Making Pedophilia Respectable

This is one of the most disturbing articles you will ever read. I urge you to read it anyway, the whole thing. Get your head out of the sand, brethren. The push to normalize pedophilia is not going away. In fact, the movement is growing. In his piece over at American Conservative, Rod Dreher reveals that there’s a community of “MAPs” (minor-attracted persons) on Twitter. Twitter scours the platform for anti-trans content “but are perfectly content with tolerating pedophile community-building.”  But this is not about Twitter’s apparent acceptance of pedo-pervs.  It’s about the academic community. Dreher reports that a “peer-reviewed academic quarterly has just published [a] convicted pedophile’s philosophical argument for legalizing the rape of children.”  Wrap your mind around that, he chides.

Now, read it and weep:

I hope you’re sitting down for this. Thomas O’Carroll, a convicted British pedophile, has published an essay in a peer-reviewed academic quarterly arguing for legalized pedophilia. Justin Lee writes about the situation in his Arc Digital column.Excerpts:

At 73 years old, O’Carroll has long been a bogeyman for both the left and the right — not to mention the children he has violated. To the right, he’s the perfect condensed symbol for the Sexual Revolution’s true telos — the nihilistic destructuring of human relations. To the left, he’s an albatross, a useful idiot for conservatives intent on establishing a link between homosexuality and pedophilia. He’s also a testament to the degraded standards of interdisciplinary scholarship.

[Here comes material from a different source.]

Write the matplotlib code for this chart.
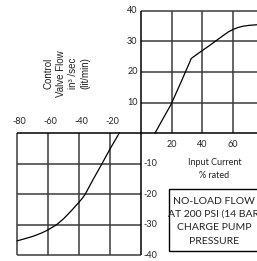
import matplotlib
matplotlib.use("Agg")
import matplotlib.pyplot as plt

# curve in the first quadrant (input current %, flow)
pos_x = [9.3, 14, 19.5, 26, 32.8, 38, 44, 50, 56.6, 60, 63, 66, 70, 75]
pos_y = [0, 4.3, 9.2, 16.5, 24.4, 26.3, 28.4, 30.6, 33.0, 33.9, 34.5, 34.9, 35.2, 35.4]

# curve in the third quadrant
neg_x = [-13.9, -20, -25.3, -31, -36.1, -38, -40, -45, -50, -54.4, -60, -64, -69.6, -75, -80]
neg_y = [0, -5.3, -10.2, -15.3, -20.1, -21.4, -22.6, -25.4, -28.0, -29.9, -31.6, -32.6,
         -33.7, -34.5, -35.2]

x_ticks_pos = [20, 40, 60, 80]
x_ticks_neg = [-80, -60, -40, -20]
y_ticks_pos = [10, 20, 30, 40]
y_ticks_neg = [-10, -20, -30, -40]

ylabel_lines = ["Control", "Valve Flow", "in\u00b3 /sec", "(lit/min)"]
box_lines = ["NO-LOAD FLOW", "AT 200 PSI (14 BAR)", "CHARGE PUMP", "PRESSURE"]

fig = plt.figure(figsize=(2.57, 2.61), dpi=100)
ax = fig.add_axes([0, 0, 1, 1])
ax.set_xlim(-91.2, 75.4)
ax.set_ylim(-41.8, 43.5)
ax.axis("off")

grid_kw = dict(color="#3a3a3a", linewidth=1.1)
edge_kw = dict(color="black", linewidth=1.1)

# upper right grid
for v in x_ticks_pos:
    ax.vlines(v, 0, 40, clip_on=False, **grid_kw)
for h in y_ticks_pos:
    ax.hlines(h, 0, 90, clip_on=False, **grid_kw)
# lower left grid
for v in x_ticks_neg:
    ax.vlines(v, -40, 0, **grid_kw)
for h in y_ticks_neg:
    ax.hlines(h, -80, 0, **grid_kw)
# axes through origin
ax.vlines(0, -40, 40, **edge_kw)
ax.hlines(0, -80, 90, clip_on=False, **edge_kw)

ax.plot(pos_x, pos_y, color="black", linewidth=0.9)
ax.plot(neg_x, neg_y, color="black", linewidth=0.9)

tick_font = dict(family="Lato", fontsize=6.5, color="#222222")
for t in x_ticks_pos:
    ax.text(t, -2.2, str(t), ha="center", va="top", clip_on=False, **tick_font)
for t in x_ticks_neg:
    ax.text(t + 1.5, 2.2, str(t), ha="center", va="bottom", **tick_font)
for t in y_ticks_pos:
    ax.text(-2.0, t, str(t), ha="right", va="center", **tick_font)
for t in y_ticks_neg:
    ax.text(2.0, t, str(t), ha="left", va="center", **tick_font)

for xpos, line in zip([-59.9, -51.7, -43.7, -36.1], ylabel_lines):
    ax.text(xpos, 19.5, line, rotation=90, ha="center", va="center",
            family="Liberation Sans", fontsize=7, color="#222222")

ax.text(47.8, -9.5, "Input Current", ha="center", va="center",
        family="Lato", fontsize=6.5, color="#222222")
ax.text(47.8, -13.9, "% rated", ha="center", va="center",
        family="Lato", fontsize=6.5, color="#222222")

ax.add_patch(plt.Rectangle((18.1, -38.5), 59.4, 20.2, fill=False,
                           edgecolor="black", linewidth=1.0, clip_on=False))
for i, line in enumerate(box_lines):
    ax.text(47.8, -22.2 - i * 4.4, line, ha="center", va="center",
            family="Lato", fontsize=7.5, color="#222222", clip_on=False)

fig.savefig("out.png", dpi=100)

His Sexuality & Culture article, which reads like the senior thesis of a bright-enough undergraduate edgelord majoring in philosophy, attempts to make the case that virtue ethics fails to provide a convincing justification for rejecting sex between adults and children. Moreover, he argues that in an ideal world, virtue would be understood in such a way as to include such practices and even celebrate them.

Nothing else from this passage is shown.